Remove the password in registration forms.

Engagement and participation are vital to most online properties. Lowering the barrier to entry breeds early loyalty and allows user continuity. Using Email Registration, Logintoboggan and this module you can reduce the registration form to ONLY email address (and whatever profile fields you create). A random password will be set when registering. You'll need to alter welcome emails and craft messaging for this process. Hide that piece of complexity from first time users.


Turns out this is super similar to Generate Password

Since that has more installs you should check that out.


Installation...

  1. Install/enable the module. (sites/all/contrib/registration_toboggan)
  2. Visit the Logintoboggan settings page.
    • D6: admin/user/logintoboggan
    • D7: configure/system/logintoboggan
  3. Check "Auto-generate password" to remove password(s) from registration forms.
    • You MUST setup a pre-authorized role beyond Authenticated User, read more below...

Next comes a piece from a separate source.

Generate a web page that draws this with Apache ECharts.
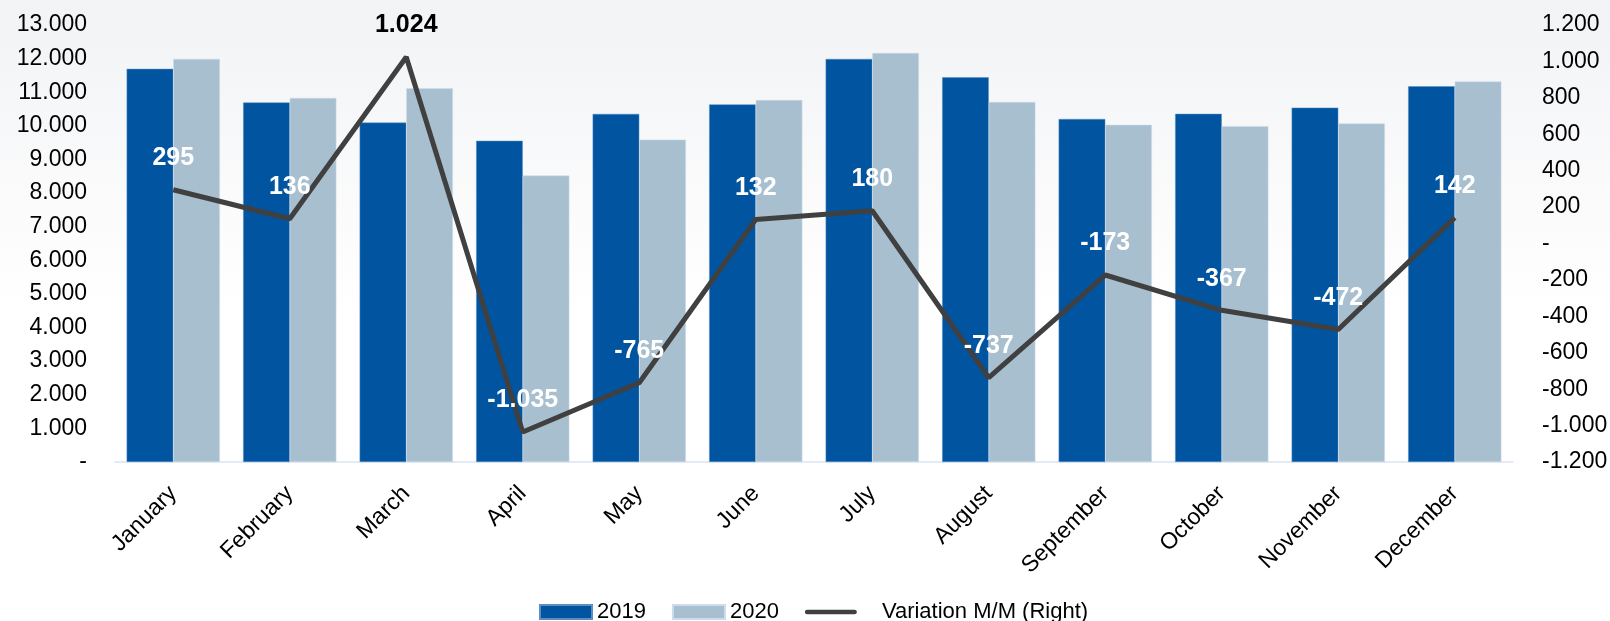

Presumed Also Using Modules...

  • Logintoboggan Powers a pre-authorized role prior to email validation, email login and various other registration/login improvements. This is a dependency.
  • Email Registration Allows removing usernames from the registration form.

Related Modules...

Security Notes...

Ease of use/participation is often a trade-off with spam and security. With less input required an account can be created and login accomplished with less effort. If permissions assigned to such a user are too high, this is a problem. Examples include: dangerous input formats, use of tokens, file uploads, etc.

Additionally the type of site, account, and personal content needs to be appropriate for such low barrier participation. To use Registration Toboggan you are required to setup a pre-authorized roles within Logintoboggan to keep users with no password set and an un-verified email separate from normal users. Permissions associated with this role of user also must be super low pre-verification. Example: posting comments, editing profile info, flagging favorite items, creating unpublished content. Captchas may still want to be used with this type of user. Bad permissions would include: messaging/friending/bothering other users, editing existing content, posting publicly, etc.

This module should never be used to grant editor/admin roles, just as no site should give administrative permissions/roles without human moderation or a tool like Register Pre-approved.

This module lets you push ease of joining right up to the edge of security. It still maintains a path of acceptable use without stopping a user from using your site.